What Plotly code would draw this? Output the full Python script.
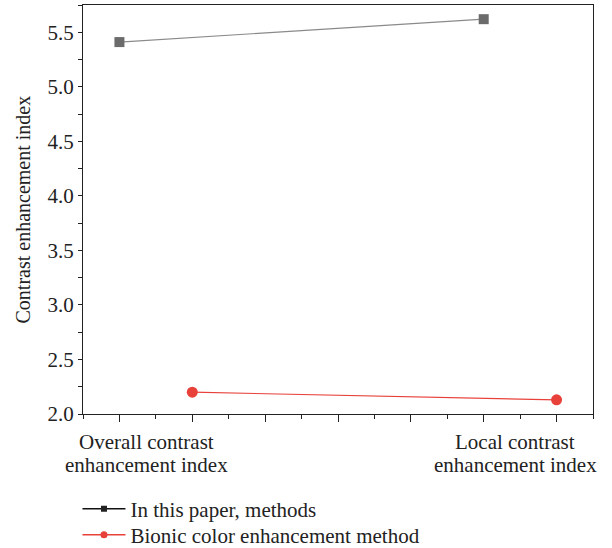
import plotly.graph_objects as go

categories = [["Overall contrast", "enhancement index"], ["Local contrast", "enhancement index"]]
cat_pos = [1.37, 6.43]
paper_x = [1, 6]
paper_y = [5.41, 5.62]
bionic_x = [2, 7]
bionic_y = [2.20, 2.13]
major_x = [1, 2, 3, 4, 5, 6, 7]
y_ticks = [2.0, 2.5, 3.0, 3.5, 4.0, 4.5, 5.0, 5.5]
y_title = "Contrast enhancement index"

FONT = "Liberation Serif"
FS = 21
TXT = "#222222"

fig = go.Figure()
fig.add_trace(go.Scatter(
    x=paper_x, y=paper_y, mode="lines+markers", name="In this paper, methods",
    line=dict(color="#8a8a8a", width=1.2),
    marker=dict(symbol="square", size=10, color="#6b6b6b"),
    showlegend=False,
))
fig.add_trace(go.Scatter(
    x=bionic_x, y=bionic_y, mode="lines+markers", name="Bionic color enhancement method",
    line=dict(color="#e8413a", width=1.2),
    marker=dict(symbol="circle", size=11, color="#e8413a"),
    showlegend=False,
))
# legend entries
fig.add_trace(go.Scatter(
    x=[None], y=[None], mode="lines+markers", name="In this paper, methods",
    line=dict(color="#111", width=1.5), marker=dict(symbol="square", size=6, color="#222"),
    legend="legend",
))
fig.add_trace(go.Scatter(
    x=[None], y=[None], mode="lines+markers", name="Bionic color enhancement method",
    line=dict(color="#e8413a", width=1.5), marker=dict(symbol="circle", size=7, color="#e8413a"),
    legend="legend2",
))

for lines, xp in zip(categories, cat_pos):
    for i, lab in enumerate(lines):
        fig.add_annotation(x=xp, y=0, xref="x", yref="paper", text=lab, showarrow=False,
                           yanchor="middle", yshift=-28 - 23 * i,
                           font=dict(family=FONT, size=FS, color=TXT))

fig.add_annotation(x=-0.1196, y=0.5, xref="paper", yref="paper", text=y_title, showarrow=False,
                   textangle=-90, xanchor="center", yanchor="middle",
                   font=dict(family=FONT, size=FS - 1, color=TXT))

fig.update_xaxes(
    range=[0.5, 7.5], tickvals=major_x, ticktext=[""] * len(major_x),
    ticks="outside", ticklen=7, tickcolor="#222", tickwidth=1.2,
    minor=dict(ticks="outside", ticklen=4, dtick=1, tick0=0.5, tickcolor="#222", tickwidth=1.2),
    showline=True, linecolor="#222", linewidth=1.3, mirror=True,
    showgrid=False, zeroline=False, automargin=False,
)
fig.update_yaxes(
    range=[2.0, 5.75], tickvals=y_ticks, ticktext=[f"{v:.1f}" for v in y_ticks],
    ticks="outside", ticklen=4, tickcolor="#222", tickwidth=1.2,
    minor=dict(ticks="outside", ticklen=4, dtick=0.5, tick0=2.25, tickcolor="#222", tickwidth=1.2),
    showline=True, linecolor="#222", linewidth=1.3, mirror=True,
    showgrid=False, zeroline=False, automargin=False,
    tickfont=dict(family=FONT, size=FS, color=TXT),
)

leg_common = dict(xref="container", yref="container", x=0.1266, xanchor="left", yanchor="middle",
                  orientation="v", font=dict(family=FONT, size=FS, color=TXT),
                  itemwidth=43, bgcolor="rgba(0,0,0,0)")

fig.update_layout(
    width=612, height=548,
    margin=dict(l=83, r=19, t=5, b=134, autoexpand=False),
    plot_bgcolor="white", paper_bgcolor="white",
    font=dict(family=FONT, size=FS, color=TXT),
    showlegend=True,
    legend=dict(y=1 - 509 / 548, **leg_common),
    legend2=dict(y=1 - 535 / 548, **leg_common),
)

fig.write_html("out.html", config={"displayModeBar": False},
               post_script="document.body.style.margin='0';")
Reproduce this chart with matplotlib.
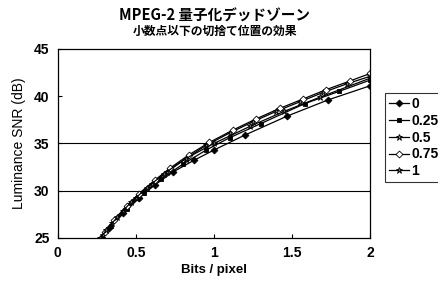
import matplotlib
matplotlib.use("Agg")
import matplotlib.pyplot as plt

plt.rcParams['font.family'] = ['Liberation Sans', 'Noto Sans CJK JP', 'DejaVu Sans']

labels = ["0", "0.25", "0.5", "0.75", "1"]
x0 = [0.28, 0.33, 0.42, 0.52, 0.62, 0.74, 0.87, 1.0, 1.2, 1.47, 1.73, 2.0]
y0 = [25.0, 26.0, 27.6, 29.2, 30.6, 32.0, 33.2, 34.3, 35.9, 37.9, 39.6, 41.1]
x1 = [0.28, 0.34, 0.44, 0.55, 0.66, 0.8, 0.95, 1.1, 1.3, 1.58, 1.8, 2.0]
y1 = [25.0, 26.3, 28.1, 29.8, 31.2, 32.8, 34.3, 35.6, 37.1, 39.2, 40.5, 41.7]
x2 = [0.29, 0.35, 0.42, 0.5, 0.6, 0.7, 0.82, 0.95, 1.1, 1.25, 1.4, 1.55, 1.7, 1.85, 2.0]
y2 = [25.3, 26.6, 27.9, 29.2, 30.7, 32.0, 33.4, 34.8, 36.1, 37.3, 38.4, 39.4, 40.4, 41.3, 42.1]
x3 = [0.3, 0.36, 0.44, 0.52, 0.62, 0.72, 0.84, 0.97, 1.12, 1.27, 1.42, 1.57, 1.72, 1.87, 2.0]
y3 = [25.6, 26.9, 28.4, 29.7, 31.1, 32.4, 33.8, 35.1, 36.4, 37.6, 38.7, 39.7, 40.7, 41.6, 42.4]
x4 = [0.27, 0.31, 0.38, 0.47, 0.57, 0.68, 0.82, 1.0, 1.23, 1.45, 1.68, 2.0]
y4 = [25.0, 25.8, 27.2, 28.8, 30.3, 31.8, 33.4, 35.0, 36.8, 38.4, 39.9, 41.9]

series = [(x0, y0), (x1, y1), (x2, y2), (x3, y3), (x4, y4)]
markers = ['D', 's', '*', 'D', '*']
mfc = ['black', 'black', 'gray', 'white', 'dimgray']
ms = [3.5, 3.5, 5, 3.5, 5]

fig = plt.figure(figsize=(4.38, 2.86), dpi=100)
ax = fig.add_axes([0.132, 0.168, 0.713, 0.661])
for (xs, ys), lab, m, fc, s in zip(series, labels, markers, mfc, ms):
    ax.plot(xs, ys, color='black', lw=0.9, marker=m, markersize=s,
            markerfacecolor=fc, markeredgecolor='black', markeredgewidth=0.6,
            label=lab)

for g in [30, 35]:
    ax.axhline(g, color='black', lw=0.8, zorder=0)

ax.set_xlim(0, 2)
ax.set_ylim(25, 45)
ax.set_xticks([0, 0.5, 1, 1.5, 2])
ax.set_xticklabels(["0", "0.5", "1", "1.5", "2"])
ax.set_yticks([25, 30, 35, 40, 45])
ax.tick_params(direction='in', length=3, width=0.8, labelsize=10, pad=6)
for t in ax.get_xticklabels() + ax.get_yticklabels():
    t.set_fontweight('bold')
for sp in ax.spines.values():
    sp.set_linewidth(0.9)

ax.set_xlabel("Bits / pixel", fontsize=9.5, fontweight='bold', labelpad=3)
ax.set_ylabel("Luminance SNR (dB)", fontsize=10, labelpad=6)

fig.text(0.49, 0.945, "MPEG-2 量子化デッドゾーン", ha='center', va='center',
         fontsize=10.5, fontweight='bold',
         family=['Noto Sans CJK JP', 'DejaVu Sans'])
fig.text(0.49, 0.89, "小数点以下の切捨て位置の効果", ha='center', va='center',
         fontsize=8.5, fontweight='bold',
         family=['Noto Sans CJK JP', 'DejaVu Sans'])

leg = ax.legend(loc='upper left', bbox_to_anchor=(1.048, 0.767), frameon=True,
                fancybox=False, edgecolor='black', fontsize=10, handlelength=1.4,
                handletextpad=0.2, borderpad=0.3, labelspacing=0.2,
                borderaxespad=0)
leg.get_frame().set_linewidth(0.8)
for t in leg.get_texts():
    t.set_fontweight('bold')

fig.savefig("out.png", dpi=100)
^^^^^^^^
Reproduce only the lines running from the one that has "Reproduce this chart with matplotlib." through the one that has "plt.rcParams['font.family'] = ['Liberation", ends included. Any pictures in that stretch should not be copied.

- **Task solution**
Reproduce this chart with matplotlib.
import matplotlib
matplotlib.use("Agg")
import matplotlib.pyplot as plt

plt.rcParams['font.family'] = ['Liberation Sans', 'Noto Sans CJK JP', 'DejaVu Sans']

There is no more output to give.